**MATERIAL TO PROCESS:**
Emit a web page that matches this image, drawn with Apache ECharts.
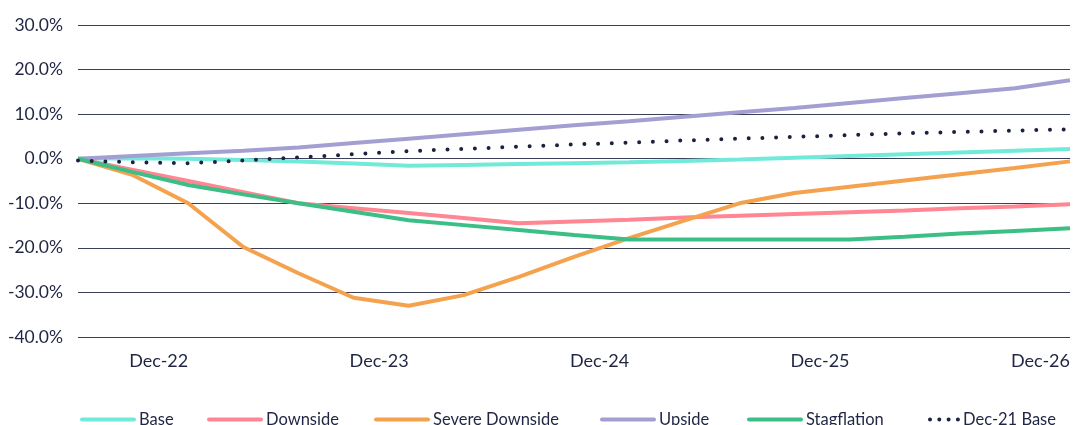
<!DOCTYPE html>
<html>
<head>
<meta charset="utf-8">
<script src="https://cdn.jsdelivr.net/npm/echarts@6/dist/echarts.min.js"></script>
<style>
	html, body { margin: 0; padding: 0; background: #fff; }
	#chart { width: 1073px; height: 425px; }
</style>
</head>
<body>
<div id="chart"></div>
<script>
	'use strict';

	// quarterly points, labels only on December
	var quarters = ['Jun-22', 'Sep-22', 'Dec-22', 'Mar-23', 'Jun-23', 'Sep-23', 'Dec-23', 'Mar-24', 'Jun-24', 'Sep-24',
		'Dec-24', 'Mar-25', 'Jun-25', 'Sep-25', 'Dec-25', 'Mar-26', 'Jun-26', 'Sep-26', 'Dec-26'];

	var base = [0, 0.1, 0, -0.3, -0.6, -1.1, -1.6, -1.4, -1.2, -1.0, -0.8, -0.5, -0.2, 0.2, 0.6, 1.0, 1.4, 1.8, 2.2];
	var downside = [0, -2.5, -5.0, -7.5, -10.0, -11.1, -12.2, -13.3, -14.5, -14.1, -13.7, -13.2, -12.8, -12.4, -12.0, -11.6, -11.1, -10.7, -10.2];
	var severeDownside = [0, -3.7, -10.0, -19.8, -25.7, -31.2, -33.0, -30.6, -26.5, -22.0, -17.8, -13.9, -10.0, -7.7, -6.3, -4.9, -3.5, -2.1, -0.6];
	var upside = [0, 0.6, 1.2, 1.8, 2.5, 3.5, 4.5, 5.5, 6.5, 7.5, 8.4, 9.4, 10.4, 11.4, 12.5, 13.6, 14.7, 15.8, 17.6];
	var stagflation = [0, -3.0, -5.9, -8.0, -10.0, -11.9, -13.8, -14.9, -16.0, -17.1, -18.1, -18.1, -18.1, -18.1, -18.1, -17.5, -16.8, -16.2, -15.6];
	var dec21Base = [-0.4, -0.8, -1.0, -0.4, 0.3, 1.0, 1.7, 2.2, 2.7, 3.2, 3.6, 4.1, 4.5, 4.9, 5.3, 5.7, 6.0, 6.3, 6.6];

	var yTicks = [-40, -30, -20, -10, 0, 10, 20, 30];

	var names = ['Base', 'Downside', 'Severe Downside', 'Upside', 'Stagflation', 'Dec-21 Base'];
	var colors = ['#72ead9', '#ff8692', '#f4a24e', '#a39fd2', '#3bbf86', '#1b2240'];

	var textColor = '#1f2542';
	var font = 'Lato';

	function line(i, data) {
		var dotted = i === 5;
		return {
			name: names[i],
			type: 'line',
			data: data,
			symbol: 'none',
			lineStyle: dotted ? {
				color: colors[i], width: 4, type: [0, 13.7], cap: 'round'
			} : {
				color: colors[i], width: 4
			},
			itemStyle: { color: colors[i] }
		};
	}

	// one legend per item so each sits where the original put it
	var legendLeft = [80, 207, 374, 600, 747, 928];
	var legends = names.map(function (name, i) {
		var dotted = i === 5;
		return {
			top: 411,
			left: legendLeft[i],
			padding: 0,
			itemWidth: dotted ? 28 : 52,
			itemHeight: 14,
			itemStyle: { opacity: 0 },
			lineStyle: dotted ?
				{ width: 4, type: [0, 9.3], cap: 'round' } :
				{ width: 4, cap: 'round' },
			textStyle: { color: textColor, fontFamily: font, fontSize: 16.5 },
			data: [name]
		};
	});

	var chart = echarts.init(document.getElementById('chart'), null, { renderer: 'canvas' });

	chart.setOption({
		animation: false,
		grid: { left: 78, right: 0, top: 25, bottom: 88, containLabel: false },
		legend: legends,
		xAxis: {
			type: 'category',
			data: quarters,
			boundaryGap: false,
			axisLine: { show: false },
			axisTick: { show: false },
			splitLine: { show: false },
			axisLabel: {
				interval: function (idx, val) { return val.indexOf('Dec') === 0; },
				align: 'right',
				margin: 15,
				color: textColor,
				fontFamily: font,
				fontSize: 18
			}
		},
		yAxis: {
			type: 'value',
			min: yTicks[0],
			max: yTicks[yTicks.length - 1],
			interval: 10,
			axisLine: { show: false },
			axisTick: { show: false },
			splitLine: { show: true, lineStyle: { color: '#3b4058', width: 1 } },
			axisLabel: {
				margin: 15,
				color: textColor,
				fontFamily: font,
				fontSize: 17.5,
				formatter: function (v) { return v.toFixed(1) + '%'; }
			}
		},
		series: [
			line(0, base),
			line(1, downside),
			line(2, severeDownside),
			line(3, upside),
			line(4, stagflation),
			line(5, dec21Base)
		]
	});
</script>
</body>
</html>
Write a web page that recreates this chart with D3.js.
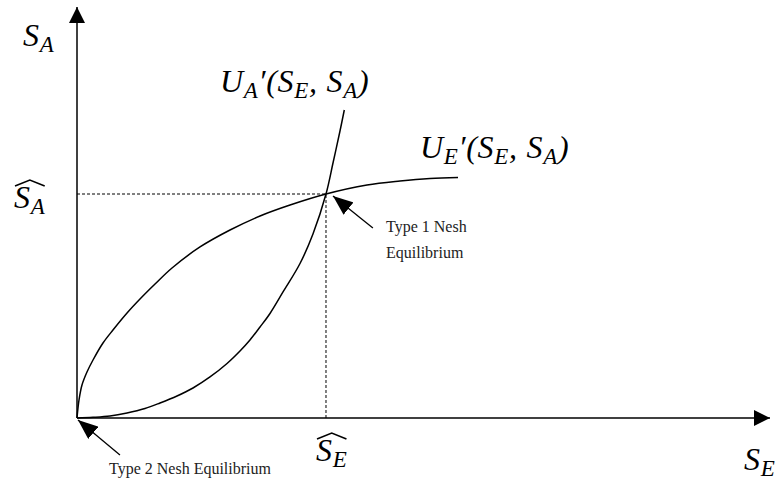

**THE EXERCISE:** Write out every line above exactly as it is, leaving out the pictures.

**EXERCISE ANSWER:**
Emit a web page that matches this image, drawn with Apache ECharts.
<!DOCTYPE html>
<html>
<head>
<meta charset="utf-8">
<script src="https://cdn.jsdelivr.net/npm/echarts@6/dist/echarts.min.js"></script>
<style>
	html, body { margin: 0; padding: 0; background: #fff; }
	#chart { width: 1073px; height: 425px; }
</style>
</head>
<body>
<div id="chart"></div>
<script>
	'use strict';

	// quarterly points, labels only on December
	var quarters = ['Jun-22', 'Sep-22', 'Dec-22', 'Mar-23', 'Jun-23', 'Sep-23', 'Dec-23', 'Mar-24', 'Jun-24', 'Sep-24',
		'Dec-24', 'Mar-25', 'Jun-25', 'Sep-25', 'Dec-25', 'Mar-26', 'Jun-26', 'Sep-26', 'Dec-26'];

	var base = [0, 0.1, 0, -0.3, -0.6, -1.1, -1.6, -1.4, -1.2, -1.0, -0.8, -0.5, -0.2, 0.2, 0.6, 1.0, 1.4, 1.8, 2.2];
	var downside = [0, -2.5, -5.0, -7.5, -10.0, -11.1, -12.2, -13.3, -14.5, -14.1, -13.7, -13.2, -12.8, -12.4, -12.0, -11.6, -11.1, -10.7, -10.2];
	var severeDownside = [0, -3.7, -10.0, -19.8, -25.7, -31.2, -33.0, -30.6, -26.5, -22.0, -17.8, -13.9, -10.0, -7.7, -6.3, -4.9, -3.5, -2.1, -0.6];
	var upside = [0, 0.6, 1.2, 1.8, 2.5, 3.5, 4.5, 5.5, 6.5, 7.5, 8.4, 9.4, 10.4, 11.4, 12.5, 13.6, 14.7, 15.8, 17.6];
	var stagflation = [0, -3.0, -5.9, -8.0, -10.0, -11.9, -13.8, -14.9, -16.0, -17.1, -18.1, -18.1, -18.1, -18.1, -18.1, -17.5, -16.8, -16.2, -15.6];
	var dec21Base = [-0.4, -0.8, -1.0, -0.4, 0.3, 1.0, 1.7, 2.2, 2.7, 3.2, 3.6, 4.1, 4.5, 4.9, 5.3, 5.7, 6.0, 6.3, 6.6];

	var yTicks = [-40, -30, -20, -10, 0, 10, 20, 30];

	var names = ['Base', 'Downside', 'Severe Downside', 'Upside', 'Stagflation', 'Dec-21 Base'];
	var colors = ['#72ead9', '#ff8692', '#f4a24e', '#a39fd2', '#3bbf86', '#1b2240'];

	var textColor = '#1f2542';
	var font = 'Lato';

	function line(i, data) {
		var dotted = i === 5;
		return {
			name: names[i],
			type: 'line',
			data: data,
			symbol: 'none',
			lineStyle: dotted ? {
				color: colors[i], width: 4, type: [0, 13.7], cap: 'round'
			} : {
				color: colors[i], width: 4
			},
			itemStyle: { color: colors[i] }
		};
	}

	// one legend per item so each sits where the original put it
	var legendLeft = [80, 207, 374, 600, 747, 928];
	var legends = names.map(function (name, i) {
		var dotted = i === 5;
		return {
			top: 411,
			left: legendLeft[i],
			padding: 0,
			itemWidth: dotted ? 28 : 52,
			itemHeight: 14,
			itemStyle: { opacity: 0 },
			lineStyle: dotted ?
				{ width: 4, type: [0, 9.3], cap: 'round' } :
				{ width: 4, cap: 'round' },
			textStyle: { color: textColor, fontFamily: font, fontSize: 16.5 },
			data: [name]
		};
	});

	var chart = echarts.init(document.getElementById('chart'), null, { renderer: 'canvas' });

	chart.setOption({
		animation: false,
		grid: { left: 78, right: 0, top: 25, bottom: 88, containLabel: false },
		legend: legends,
		xAxis: {
			type: 'category',
			data: quarters,
			boundaryGap: false,
			axisLine: { show: false },
			axisTick: { show: false },
			splitLine: { show: false },
			axisLabel: {
				interval: function (idx, val) { return val.indexOf('Dec') === 0; },
				align: 'right',
				margin: 15,
				color: textColor,
				fontFamily: font,
				fontSize: 18
			}
		},
		yAxis: {
			type: 'value',
			min: yTicks[0],
			max: yTicks[yTicks.length - 1],
			interval: 10,
			axisLine: { show: false },
			axisTick: { show: false },
			splitLine: { show: true, lineStyle: { color: '#3b4058', width: 1 } },
			axisLabel: {
				margin: 15,
				color: textColor,
				fontFamily: font,
				fontSize: 17.5,
				formatter: function (v) { return v.toFixed(1) + '%'; }
			}
		},
		series: [
			line(0, base),
			line(1, downside),
			line(2, severeDownside),
			line(3, upside),
			line(4, stagflation),
			line(5, dec21Base)
		]
	});
</script>
</body>
</html>
Write a web page that recreates this chart with D3.js.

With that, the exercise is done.